Why it’s worth thinking about: Most people know that the kind of news and entertainment they consume shapes the way that they view the world. And it isn’t a huge surprise that people who watch Fox News and people who watch CNN are receiving radically different messages about what’s important. After all, one might argue, worldview is why viewers choose one cable news network over another, to begin with. This study, though relatively small in scope, suggests that these beliefs are not set, but malleable according to what people are watching, even among those who are ordinarily quite committed to a conservative worldview. These researchers say their study supports the influence of what they call “partisan coverage filtering”—basically, what a media source chooses not to cover and amplify can be as impactful as the news it does showcase. It would be interesting to know what would happen if the same experiment were done in reverse, with regular CNN viewers paid to watch Fox News.
Slang of the Week
🦗🦟🦗🦟🦗🦟: an emoji combo meant to signify dancing, specifically throwing it back. (Ex: Busta Rhymes makes me want to 🦗🦟🦗🦟🦗🦟.)
Translation: Changing the Channel
Question: how many members of Gen Z are watching Fox News or CNN on a regular basis? Answer: very few. But the survey (despite its small sample size) illustrates a general point we’ve been making to teens and the adults who love them since Axis began: the media we consume shapes the worldview we develop.

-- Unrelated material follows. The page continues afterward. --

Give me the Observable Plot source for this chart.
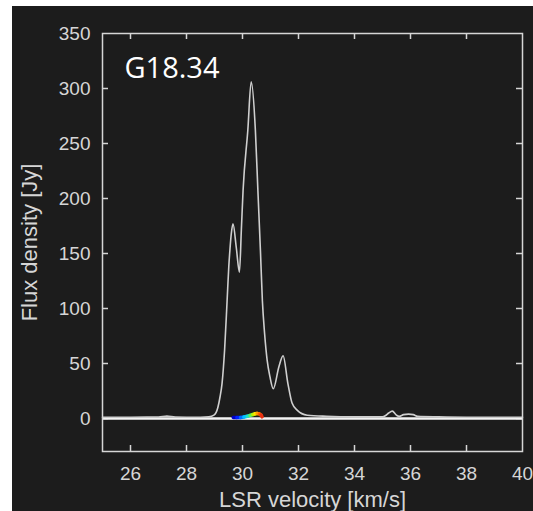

In 2020, YPulse reported that 50 percent of Gen Z (and 49 percent of Millennials) are now getting their news from social media platforms, especially YouTube, Instagram, and TikTok. But that could mean practically anything; maybe your teen’s algorithms are pushing lots of Fox News and/or CNN clips, among the millions of other sources they pull from. But these are exactly the questions we should be asking: who are our teens following on social media, and are those people reliable and trustworthy? Whether the topic at hand is politics, cultural hot takes, relationship advice, or anything else, what questions are we equipping teens to ask in order to help them discern good ideas from bad ideas, and truth from falsehood? Further, are we modeling a commitment to the notion that an idea’s correspondence with reality matters more than its emotional resonance?
As Flannery O’Connor once said, “Truth does not change according to our ability to stomach it.” But on the flip side, truth also doesn’t change according to how preferable we may find an idea to be. Invite your teen to approach their media intake with questions like these in mind: Where did the person speaking get their information? Is that information reliable? Are they leaving anything out? Does the person speaking have something to gain by saying what they’re saying? What might they stand to lose by embracing an opposite perspective? Are they “free” to pursue truth or are they bound up in an ideology?
For more on this, check out this article from Timothy Padgett at Breakpoint. In the meantime, here are some questions to hopefully spark conversation with your teens about these issues:
- Is there anything you think matters more than truth?
- What are the main places/accounts you rely on for perspective about current events?
- What’s one thing you wish I understood about how your generation sees the world?